## Your instructions
Set down the data below without change, skipping the pictures it holds.

— Start Data provided —

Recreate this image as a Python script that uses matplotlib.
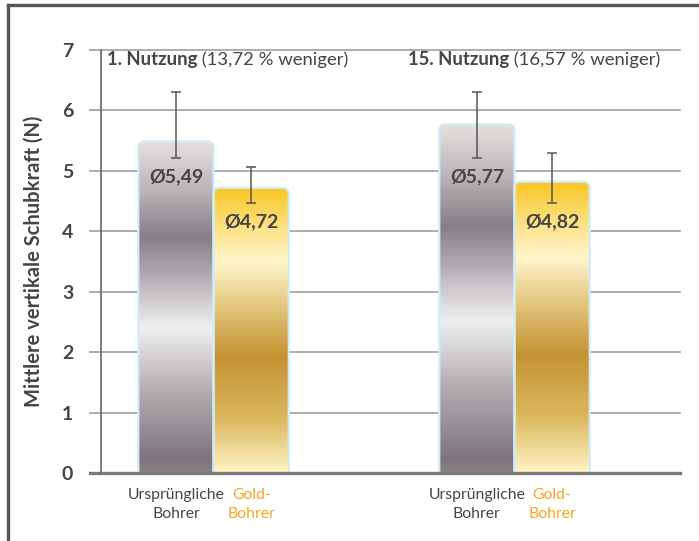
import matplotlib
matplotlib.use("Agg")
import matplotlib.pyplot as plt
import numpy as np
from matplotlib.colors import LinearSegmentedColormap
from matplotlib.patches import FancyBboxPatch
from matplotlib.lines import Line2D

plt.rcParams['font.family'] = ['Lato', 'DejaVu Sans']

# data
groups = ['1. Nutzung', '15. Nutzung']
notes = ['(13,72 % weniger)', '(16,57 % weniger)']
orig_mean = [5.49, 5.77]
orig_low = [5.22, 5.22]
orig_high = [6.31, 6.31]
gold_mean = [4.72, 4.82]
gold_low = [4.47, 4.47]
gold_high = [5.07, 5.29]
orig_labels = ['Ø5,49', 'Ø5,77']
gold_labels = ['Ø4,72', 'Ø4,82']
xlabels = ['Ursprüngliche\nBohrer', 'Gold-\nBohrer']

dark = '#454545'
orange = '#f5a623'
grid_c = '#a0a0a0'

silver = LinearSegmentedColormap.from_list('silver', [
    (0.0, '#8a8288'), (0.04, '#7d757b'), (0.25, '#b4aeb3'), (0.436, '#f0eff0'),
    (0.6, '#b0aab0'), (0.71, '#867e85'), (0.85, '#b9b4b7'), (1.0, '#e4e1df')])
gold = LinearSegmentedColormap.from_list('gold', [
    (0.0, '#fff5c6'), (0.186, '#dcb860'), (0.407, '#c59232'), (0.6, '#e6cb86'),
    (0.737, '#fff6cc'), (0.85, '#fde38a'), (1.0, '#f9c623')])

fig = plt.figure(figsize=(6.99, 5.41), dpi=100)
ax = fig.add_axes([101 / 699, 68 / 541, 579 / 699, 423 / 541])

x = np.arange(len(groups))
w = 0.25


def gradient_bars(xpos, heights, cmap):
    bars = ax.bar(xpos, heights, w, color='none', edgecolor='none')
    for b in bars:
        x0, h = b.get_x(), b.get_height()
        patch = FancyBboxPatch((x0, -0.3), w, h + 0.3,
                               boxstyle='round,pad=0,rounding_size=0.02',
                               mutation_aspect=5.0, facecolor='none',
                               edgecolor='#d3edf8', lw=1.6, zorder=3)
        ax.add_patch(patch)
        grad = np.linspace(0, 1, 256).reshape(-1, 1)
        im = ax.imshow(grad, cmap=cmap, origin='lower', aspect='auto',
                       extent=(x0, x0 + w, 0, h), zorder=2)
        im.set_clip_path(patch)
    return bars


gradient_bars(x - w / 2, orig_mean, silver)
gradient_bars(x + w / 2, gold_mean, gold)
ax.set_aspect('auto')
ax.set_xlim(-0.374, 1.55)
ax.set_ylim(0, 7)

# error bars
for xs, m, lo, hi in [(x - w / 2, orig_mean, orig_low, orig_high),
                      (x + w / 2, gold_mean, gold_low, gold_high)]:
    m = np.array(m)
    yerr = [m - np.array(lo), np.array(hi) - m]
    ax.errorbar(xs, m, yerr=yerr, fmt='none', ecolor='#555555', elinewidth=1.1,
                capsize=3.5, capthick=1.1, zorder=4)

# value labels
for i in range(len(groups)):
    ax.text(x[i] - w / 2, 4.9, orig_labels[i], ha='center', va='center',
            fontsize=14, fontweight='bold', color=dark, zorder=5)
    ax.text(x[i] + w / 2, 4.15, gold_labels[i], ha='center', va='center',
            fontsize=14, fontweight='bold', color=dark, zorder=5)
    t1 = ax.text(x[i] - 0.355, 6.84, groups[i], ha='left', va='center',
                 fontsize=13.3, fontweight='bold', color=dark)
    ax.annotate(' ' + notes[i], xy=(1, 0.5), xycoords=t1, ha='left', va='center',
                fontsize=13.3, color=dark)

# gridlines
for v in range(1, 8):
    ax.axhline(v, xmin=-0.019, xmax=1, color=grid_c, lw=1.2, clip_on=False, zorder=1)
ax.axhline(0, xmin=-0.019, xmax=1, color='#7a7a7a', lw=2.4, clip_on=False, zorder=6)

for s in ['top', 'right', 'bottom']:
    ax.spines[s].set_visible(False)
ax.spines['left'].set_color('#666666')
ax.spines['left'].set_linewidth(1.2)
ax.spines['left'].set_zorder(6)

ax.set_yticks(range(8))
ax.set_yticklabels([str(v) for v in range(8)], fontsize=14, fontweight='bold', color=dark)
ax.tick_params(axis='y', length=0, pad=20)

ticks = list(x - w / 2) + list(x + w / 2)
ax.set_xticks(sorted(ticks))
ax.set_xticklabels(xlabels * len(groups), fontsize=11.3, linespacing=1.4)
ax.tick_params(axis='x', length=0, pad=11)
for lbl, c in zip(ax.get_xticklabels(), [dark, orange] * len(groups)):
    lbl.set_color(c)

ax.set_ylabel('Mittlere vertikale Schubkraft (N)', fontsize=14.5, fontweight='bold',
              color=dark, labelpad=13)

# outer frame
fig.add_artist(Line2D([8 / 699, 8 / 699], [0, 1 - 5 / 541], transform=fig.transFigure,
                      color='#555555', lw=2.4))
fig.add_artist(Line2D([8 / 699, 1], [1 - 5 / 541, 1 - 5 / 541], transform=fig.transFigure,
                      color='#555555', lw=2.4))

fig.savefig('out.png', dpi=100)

— End Data provided —

## Answer
Recreate this image as a Python script that uses matplotlib.
import matplotlib
matplotlib.use("Agg")
import matplotlib.pyplot as plt
import numpy as np
from matplotlib.colors import LinearSegmentedColormap
from matplotlib.patches import FancyBboxPatch
from matplotlib.lines import Line2D

plt.rcParams['font.family'] = ['Lato', 'DejaVu Sans']

# data
groups = ['1. Nutzung', '15. Nutzung']
notes = ['(13,72 % weniger)', '(16,57 % weniger)']
orig_mean = [5.49, 5.77]
orig_low = [5.22, 5.22]
orig_high = [6.31, 6.31]
gold_mean = [4.72, 4.82]
gold_low = [4.47, 4.47]
gold_high = [5.07, 5.29]
orig_labels = ['Ø5,49', 'Ø5,77']
gold_labels = ['Ø4,72', 'Ø4,82']
xlabels = ['Ursprüngliche\nBohrer', 'Gold-\nBohrer']

dark = '#454545'
orange = '#f5a623'
grid_c = '#a0a0a0'

silver = LinearSegmentedColormap.from_list('silver', [
    (0.0, '#8a8288'), (0.04, '#7d757b'), (0.25, '#b4aeb3'), (0.436, '#f0eff0'),
    (0.6, '#b0aab0'), (0.71, '#867e85'), (0.85, '#b9b4b7'), (1.0, '#e4e1df')])
gold = LinearSegmentedColormap.from_list('gold', [
    (0.0, '#fff5c6'), (0.186, '#dcb860'), (0.407, '#c59232'), (0.6, '#e6cb86'),
    (0.737, '#fff6cc'), (0.85, '#fde38a'), (1.0, '#f9c623')])

fig = plt.figure(figsize=(6.99, 5.41), dpi=100)
ax = fig.add_axes([101 / 699, 68 / 541, 579 / 699, 423 / 541])

x = np.arange(len(groups))
w = 0.25


def gradient_bars(xpos, heights, cmap):
    bars = ax.bar(xpos, heights, w, color='none', edgecolor='none')
    for b in bars:
        x0, h = b.get_x(), b.get_height()
        patch = FancyBboxPatch((x0, -0.3), w, h + 0.3,
                               boxstyle='round,pad=0,rounding_size=0.02',
                               mutation_aspect=5.0, facecolor='none',
                               edgecolor='#d3edf8', lw=1.6, zorder=3)
        ax.add_patch(patch)
        grad = np.linspace(0, 1, 256).reshape(-1, 1)
        im = ax.imshow(grad, cmap=cmap, origin='lower', aspect='auto',
                       extent=(x0, x0 + w, 0, h), zorder=2)
        im.set_clip_path(patch)
    return bars


gradient_bars(x - w / 2, orig_mean, silver)
gradient_bars(x + w / 2, gold_mean, gold)
ax.set_aspect('auto')
ax.set_xlim(-0.374, 1.55)
ax.set_ylim(0, 7)

# error bars
for xs, m, lo, hi in [(x - w / 2, orig_mean, orig_low, orig_high),
                      (x + w / 2, gold_mean, gold_low, gold_high)]:
    m = np.array(m)
    yerr = [m - np.array(lo), np.array(hi) - m]
    ax.errorbar(xs, m, yerr=yerr, fmt='none', ecolor='#555555', elinewidth=1.1,
                capsize=3.5, capthick=1.1, zorder=4)

# value labels
for i in range(len(groups)):
    ax.text(x[i] - w / 2, 4.9, orig_labels[i], ha='center', va='center',
            fontsize=14, fontweight='bold', color=dark, zorder=5)
    ax.text(x[i] + w / 2, 4.15, gold_labels[i], ha='center', va='center',
            fontsize=14, fontweight='bold', color=dark, zorder=5)
    t1 = ax.text(x[i] - 0.355, 6.84, groups[i], ha='left', va='center',
                 fontsize=13.3, fontweight='bold', color=dark)
    ax.annotate(' ' + notes[i], xy=(1, 0.5), xycoords=t1, ha='left', va='center',
                fontsize=13.3, color=dark)

# gridlines
for v in range(1, 8):
    ax.axhline(v, xmin=-0.019, xmax=1, color=grid_c, lw=1.2, clip_on=False, zorder=1)
ax.axhline(0, xmin=-0.019, xmax=1, color='#7a7a7a', lw=2.4, clip_on=False, zorder=6)

for s in ['top', 'right', 'bottom']:
    ax.spines[s].set_visible(False)
ax.spines['left'].set_color('#666666')
ax.spines['left'].set_linewidth(1.2)
ax.spines['left'].set_zorder(6)

ax.set_yticks(range(8))
ax.set_yticklabels([str(v) for v in range(8)], fontsize=14, fontweight='bold', color=dark)
ax.tick_params(axis='y', length=0, pad=20)

ticks = list(x - w / 2) + list(x + w / 2)
ax.set_xticks(sorted(ticks))
ax.set_xticklabels(xlabels * len(groups), fontsize=11.3, linespacing=1.4)
ax.tick_params(axis='x', length=0, pad=11)
for lbl, c in zip(ax.get_xticklabels(), [dark, orange] * len(groups)):
    lbl.set_color(c)

ax.set_ylabel('Mittlere vertikale Schubkraft (N)', fontsize=14.5, fontweight='bold',
              color=dark, labelpad=13)

# outer frame
fig.add_artist(Line2D([8 / 699, 8 / 699], [0, 1 - 5 / 541], transform=fig.transFigure,
                      color='#555555', lw=2.4))
fig.add_artist(Line2D([8 / 699, 1], [1 - 5 / 541, 1 - 5 / 541], transform=fig.transFigure,
                      color='#555555', lw=2.4))

fig.savefig('out.png', dpi=100)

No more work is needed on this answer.